* DATA FOR THE TASK:
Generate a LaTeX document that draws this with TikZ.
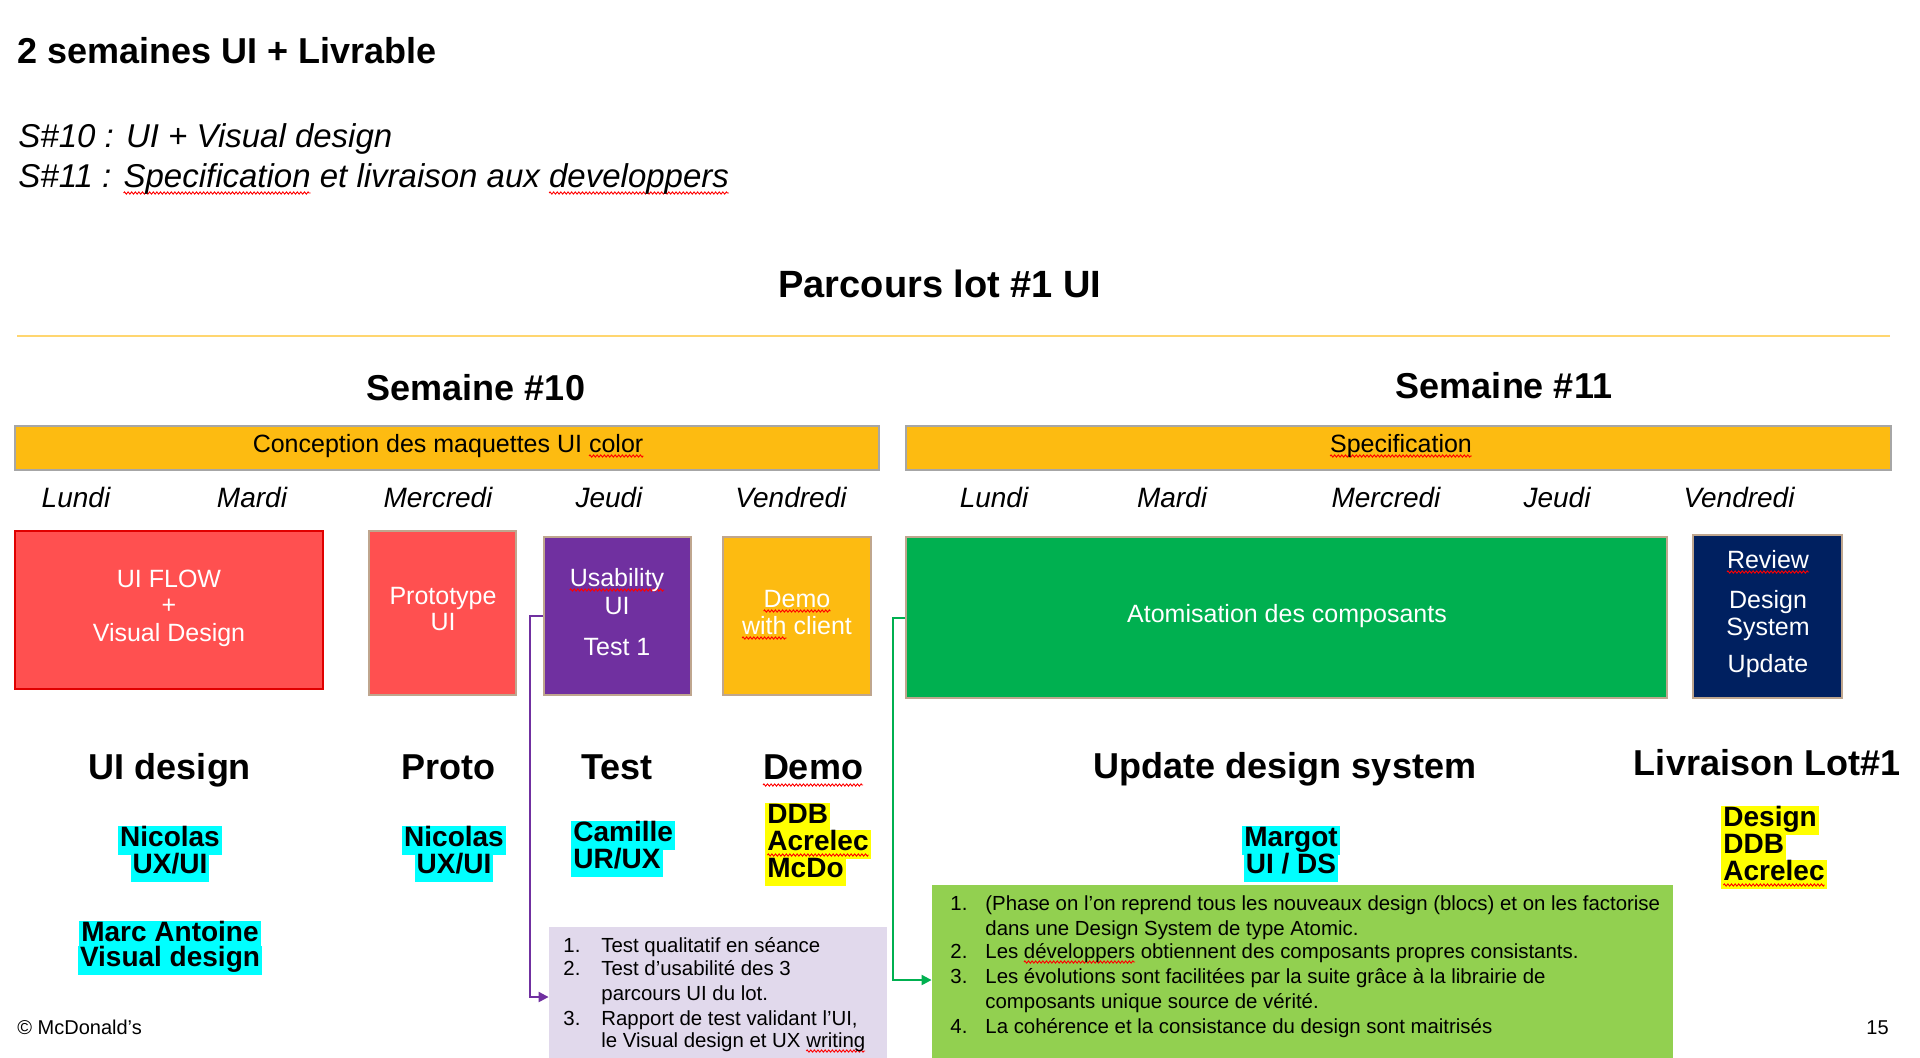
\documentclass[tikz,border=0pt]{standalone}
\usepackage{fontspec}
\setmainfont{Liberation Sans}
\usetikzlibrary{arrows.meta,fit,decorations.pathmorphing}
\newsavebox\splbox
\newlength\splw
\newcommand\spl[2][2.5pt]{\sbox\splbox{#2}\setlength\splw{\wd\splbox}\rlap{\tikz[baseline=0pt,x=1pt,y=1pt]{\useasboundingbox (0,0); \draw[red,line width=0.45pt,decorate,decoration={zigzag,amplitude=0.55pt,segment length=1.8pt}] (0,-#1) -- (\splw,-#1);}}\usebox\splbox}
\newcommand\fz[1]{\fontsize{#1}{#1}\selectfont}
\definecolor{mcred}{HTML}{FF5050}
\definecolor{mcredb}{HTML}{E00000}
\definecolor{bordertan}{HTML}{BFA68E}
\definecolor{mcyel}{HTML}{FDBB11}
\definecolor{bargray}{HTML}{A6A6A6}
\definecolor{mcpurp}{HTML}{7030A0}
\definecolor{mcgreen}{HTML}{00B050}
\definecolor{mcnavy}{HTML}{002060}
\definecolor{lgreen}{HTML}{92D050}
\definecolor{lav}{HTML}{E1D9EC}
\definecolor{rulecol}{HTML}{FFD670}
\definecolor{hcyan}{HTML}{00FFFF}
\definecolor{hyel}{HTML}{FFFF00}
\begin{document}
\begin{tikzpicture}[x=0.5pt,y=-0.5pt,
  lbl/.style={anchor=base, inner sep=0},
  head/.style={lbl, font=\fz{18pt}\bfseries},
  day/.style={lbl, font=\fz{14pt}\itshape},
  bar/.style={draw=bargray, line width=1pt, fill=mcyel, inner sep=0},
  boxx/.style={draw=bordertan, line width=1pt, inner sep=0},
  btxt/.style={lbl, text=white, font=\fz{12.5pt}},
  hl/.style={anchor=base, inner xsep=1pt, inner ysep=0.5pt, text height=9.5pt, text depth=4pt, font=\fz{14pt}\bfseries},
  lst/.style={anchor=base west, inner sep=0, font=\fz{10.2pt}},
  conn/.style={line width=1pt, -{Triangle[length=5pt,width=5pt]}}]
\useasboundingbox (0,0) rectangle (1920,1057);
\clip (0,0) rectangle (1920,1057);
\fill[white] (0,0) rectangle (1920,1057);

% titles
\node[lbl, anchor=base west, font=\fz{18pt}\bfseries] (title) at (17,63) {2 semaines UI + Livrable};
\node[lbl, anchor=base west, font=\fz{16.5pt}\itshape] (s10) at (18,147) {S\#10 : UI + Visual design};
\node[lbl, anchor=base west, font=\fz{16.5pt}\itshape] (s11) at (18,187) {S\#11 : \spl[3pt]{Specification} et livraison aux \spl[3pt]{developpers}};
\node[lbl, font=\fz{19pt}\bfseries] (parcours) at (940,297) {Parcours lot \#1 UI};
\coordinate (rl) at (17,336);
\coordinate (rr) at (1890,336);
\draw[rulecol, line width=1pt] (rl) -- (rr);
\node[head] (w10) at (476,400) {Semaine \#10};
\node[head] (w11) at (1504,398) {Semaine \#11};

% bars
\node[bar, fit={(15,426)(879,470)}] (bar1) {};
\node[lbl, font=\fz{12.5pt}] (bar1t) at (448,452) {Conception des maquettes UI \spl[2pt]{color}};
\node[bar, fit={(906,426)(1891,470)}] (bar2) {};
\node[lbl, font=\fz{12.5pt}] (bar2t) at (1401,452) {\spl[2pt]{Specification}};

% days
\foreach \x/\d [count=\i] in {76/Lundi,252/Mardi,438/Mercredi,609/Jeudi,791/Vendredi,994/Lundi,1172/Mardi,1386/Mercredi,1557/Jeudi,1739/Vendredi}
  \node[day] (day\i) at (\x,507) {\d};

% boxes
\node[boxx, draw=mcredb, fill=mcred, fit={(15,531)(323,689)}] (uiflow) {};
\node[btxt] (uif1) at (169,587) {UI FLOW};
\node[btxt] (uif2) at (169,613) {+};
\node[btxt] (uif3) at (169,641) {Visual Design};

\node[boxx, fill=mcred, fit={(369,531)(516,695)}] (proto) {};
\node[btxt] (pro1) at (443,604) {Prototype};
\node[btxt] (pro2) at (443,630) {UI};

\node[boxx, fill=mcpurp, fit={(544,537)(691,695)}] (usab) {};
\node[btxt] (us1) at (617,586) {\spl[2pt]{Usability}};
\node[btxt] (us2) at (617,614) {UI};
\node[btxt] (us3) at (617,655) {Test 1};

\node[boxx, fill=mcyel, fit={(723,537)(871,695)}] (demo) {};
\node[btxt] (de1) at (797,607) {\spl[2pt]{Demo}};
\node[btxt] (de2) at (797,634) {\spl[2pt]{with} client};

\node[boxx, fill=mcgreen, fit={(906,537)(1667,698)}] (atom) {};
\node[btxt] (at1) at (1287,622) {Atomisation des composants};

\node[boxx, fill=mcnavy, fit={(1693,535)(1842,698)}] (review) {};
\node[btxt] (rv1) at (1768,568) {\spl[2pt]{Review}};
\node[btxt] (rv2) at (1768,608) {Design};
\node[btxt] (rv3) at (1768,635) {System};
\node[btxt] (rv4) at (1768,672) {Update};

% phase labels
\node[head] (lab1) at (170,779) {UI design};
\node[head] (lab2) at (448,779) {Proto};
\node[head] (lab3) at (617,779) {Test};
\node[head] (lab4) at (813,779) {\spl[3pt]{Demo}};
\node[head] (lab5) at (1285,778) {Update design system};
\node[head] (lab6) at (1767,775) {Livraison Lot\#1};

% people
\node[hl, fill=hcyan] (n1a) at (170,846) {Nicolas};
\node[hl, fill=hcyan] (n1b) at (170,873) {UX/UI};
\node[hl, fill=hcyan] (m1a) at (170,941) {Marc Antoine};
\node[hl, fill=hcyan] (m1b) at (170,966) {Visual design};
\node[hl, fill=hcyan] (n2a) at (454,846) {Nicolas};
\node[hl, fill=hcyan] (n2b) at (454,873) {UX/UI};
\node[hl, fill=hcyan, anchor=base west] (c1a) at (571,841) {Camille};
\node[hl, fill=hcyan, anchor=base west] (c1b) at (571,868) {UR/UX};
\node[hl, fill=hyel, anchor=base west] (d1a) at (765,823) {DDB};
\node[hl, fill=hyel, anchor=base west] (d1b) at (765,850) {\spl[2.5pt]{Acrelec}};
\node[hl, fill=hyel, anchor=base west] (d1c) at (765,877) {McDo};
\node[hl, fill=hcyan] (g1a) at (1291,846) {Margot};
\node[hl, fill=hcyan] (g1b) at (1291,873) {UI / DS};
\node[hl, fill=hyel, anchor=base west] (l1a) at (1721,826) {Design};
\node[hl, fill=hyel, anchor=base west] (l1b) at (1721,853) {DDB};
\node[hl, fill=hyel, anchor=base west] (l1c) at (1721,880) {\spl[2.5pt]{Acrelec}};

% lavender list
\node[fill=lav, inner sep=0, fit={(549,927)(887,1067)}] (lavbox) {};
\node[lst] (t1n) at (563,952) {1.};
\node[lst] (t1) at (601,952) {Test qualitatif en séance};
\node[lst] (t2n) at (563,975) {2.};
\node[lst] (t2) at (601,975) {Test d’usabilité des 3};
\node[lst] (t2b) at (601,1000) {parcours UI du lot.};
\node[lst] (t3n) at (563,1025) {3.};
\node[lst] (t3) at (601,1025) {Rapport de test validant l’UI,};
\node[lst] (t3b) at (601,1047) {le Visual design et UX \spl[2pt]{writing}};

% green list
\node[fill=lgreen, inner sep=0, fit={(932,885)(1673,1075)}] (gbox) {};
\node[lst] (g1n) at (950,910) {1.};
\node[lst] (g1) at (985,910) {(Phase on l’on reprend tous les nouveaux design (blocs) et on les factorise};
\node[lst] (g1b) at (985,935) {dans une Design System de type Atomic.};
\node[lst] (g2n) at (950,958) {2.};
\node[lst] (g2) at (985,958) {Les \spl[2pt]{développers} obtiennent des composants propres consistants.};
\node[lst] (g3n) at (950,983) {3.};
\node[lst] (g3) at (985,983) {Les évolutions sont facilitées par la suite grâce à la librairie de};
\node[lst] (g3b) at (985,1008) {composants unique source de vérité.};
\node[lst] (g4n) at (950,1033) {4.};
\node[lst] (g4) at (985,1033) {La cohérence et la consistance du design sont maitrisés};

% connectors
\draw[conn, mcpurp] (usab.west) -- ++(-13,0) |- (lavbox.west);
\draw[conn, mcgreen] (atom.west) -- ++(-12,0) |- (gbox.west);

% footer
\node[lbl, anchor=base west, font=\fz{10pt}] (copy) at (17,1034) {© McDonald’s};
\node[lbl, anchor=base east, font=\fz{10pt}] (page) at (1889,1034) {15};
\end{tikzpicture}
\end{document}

==

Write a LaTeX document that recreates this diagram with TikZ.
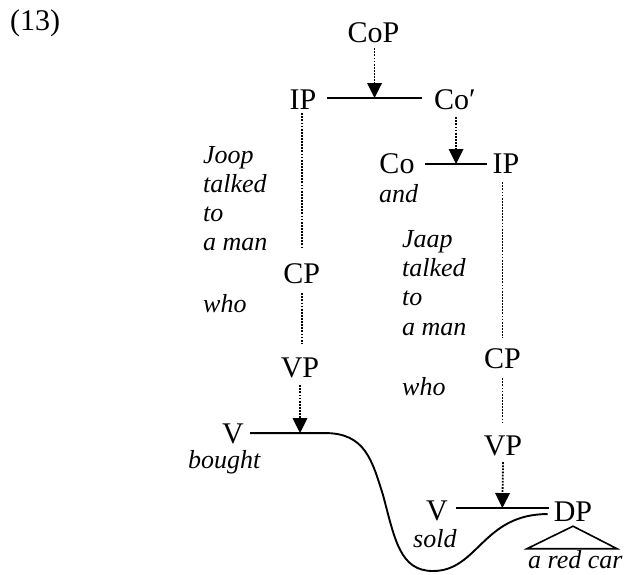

--

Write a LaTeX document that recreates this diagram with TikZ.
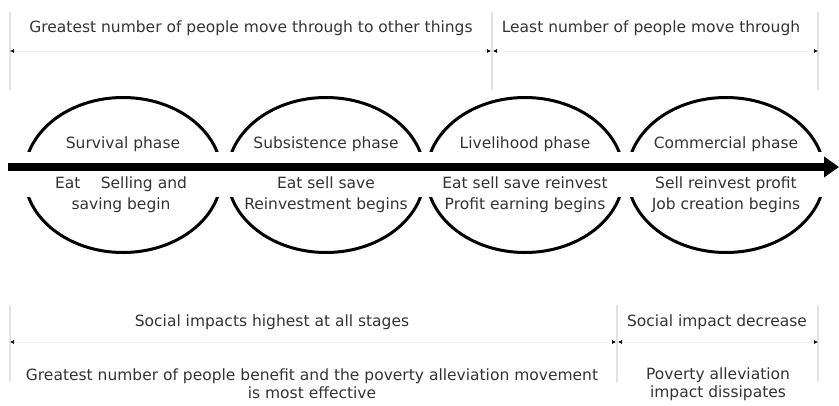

* SET TASK: For each line above that contains the word "with", copy that line.

* SOLUTION TO THE EXERCISE:
Generate a LaTeX document that draws this with TikZ.
\node[btxt] (de2) at (797,634) {\spl[2pt]{with} client};
Write a LaTeX document that recreates this diagram with TikZ.
Write a LaTeX document that recreates this diagram with TikZ.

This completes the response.